At a massive military parade in Pyongyang on Thursday, the Democratic People’s Republic of Korea (DPRK) unveiled a new submarine-launched ballistic missile and a new short-range missile (SLBM).
Korean Central News Agency (KCNA) reported on Friday that a military parade celebrating the end of the historic Eighth Party Congress featured some new advanced hardware, including two never-before-seen missiles.
One weapon is identified by KCNA as a submarine-launched ballistic missile - “the world’s most powerful weapon.” Indeed, the ability to fire a missile carrying a nuclear warhead from anywhere on the globe, undetected, has provided a handful of nations with an effective nuclear deterrent for decades.
Defense analysts noted the new SLBM was unknown to them. Following the pattern of Korean People’s Army names, the missile would presumably be called the Pukguksong-5, although no designation was supplied by KCNA.

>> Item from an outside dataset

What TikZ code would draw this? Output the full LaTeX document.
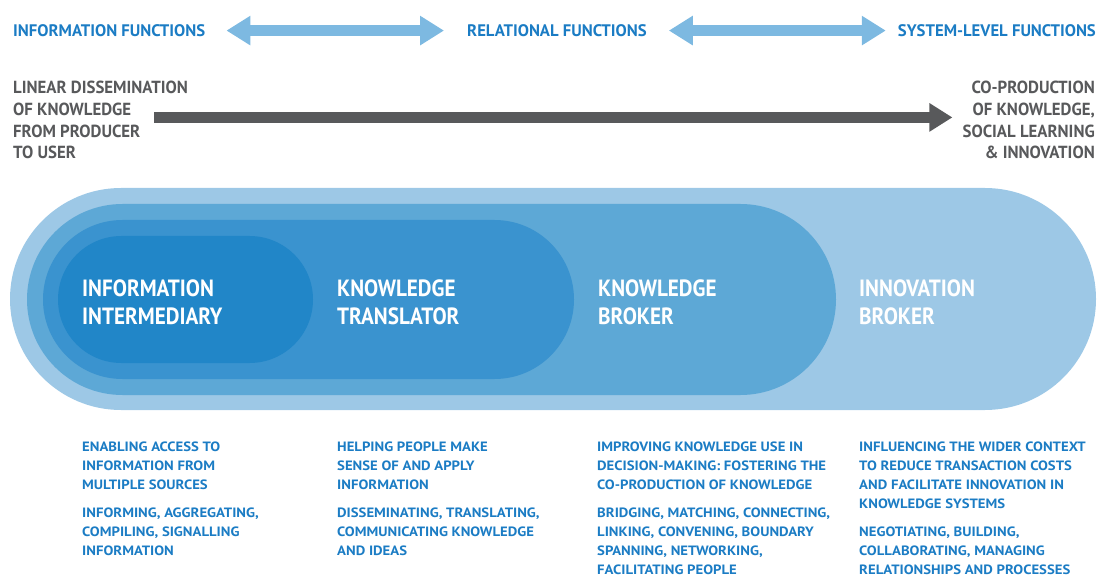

In October 2019, the DPRK showed off its Pukguksong-4 SLBM, which analysts noted is shorter than the new missile and which has a slightly different shape. However, Pyongyang has not performed an SLBM test since then, presenting another mystery about the new weapon.
For comparison, this is the Pukguksong-4, revealed last October. The new missile definitely looks longer; the troop bench was removed from the trailer in order to fit the new missile. The front set of missile supports might have been moved, as well. https://t.co/rIEZcROydJ
— Michael Duitsman (@DuitsyWasHere) January 14, 2021
Seoul-based Yonhap News Agency reported that the South Korean Joint Chiefs of Staff issued a simple statement saying they were analyzing the military items seen in the parade.
In November, South Korea’s National Intelligence Service briefed lawmakers on North Korean plans for two new submarines, one of which could carry SLBMs.
“One is a modified Romeo Class and the other is a new medium-large size one,” Ha Tae Keung, a lawmaker from the opposition party in parliament, told Reuters after the briefing. “Romeo” is the NATO designation for the Soviet Union’s Project 633 diesel-electric attack submarines. Pyongyang is purported to have 20 Project 633s in service. The class has been modified to fire anti-ship missiles, but never ballistic missiles.
A second new weapon spotted during the parade was identified by analysts to be a short-range solid-fueled missile. Like many of the DPRK’s other short-range missiles, this one was also mounted on a wheeled mobile launch track.
“It resembles a KN24, but on a KN23-style” transporter, erector and launcher (TEL), Ankit Panda, a researcher and nonproliferation expert at the Carnegie Endowment on International Peace, tweeted on Thursday.
“The sheer diversity of new short-range solid-fuel missiles we’ve seen over the last few years in North Korea is pretty amazing. KN23/KN24/KN25 and now this. And that’s on top of the older liquid-fueled Scuds and the Toksa,” he added.
That would make the weapon similar to those tested several times over the Sea of Japan since May 2019, which were also identified as short-range ballistic missiles. While they aroused anger due to Pyongyang’s pledge to halt long-range missile tests, US President Donald Trump, then in denuclearization negotiations with Kim, noted in July 2019 that the agreement didn’t include short-range weapons.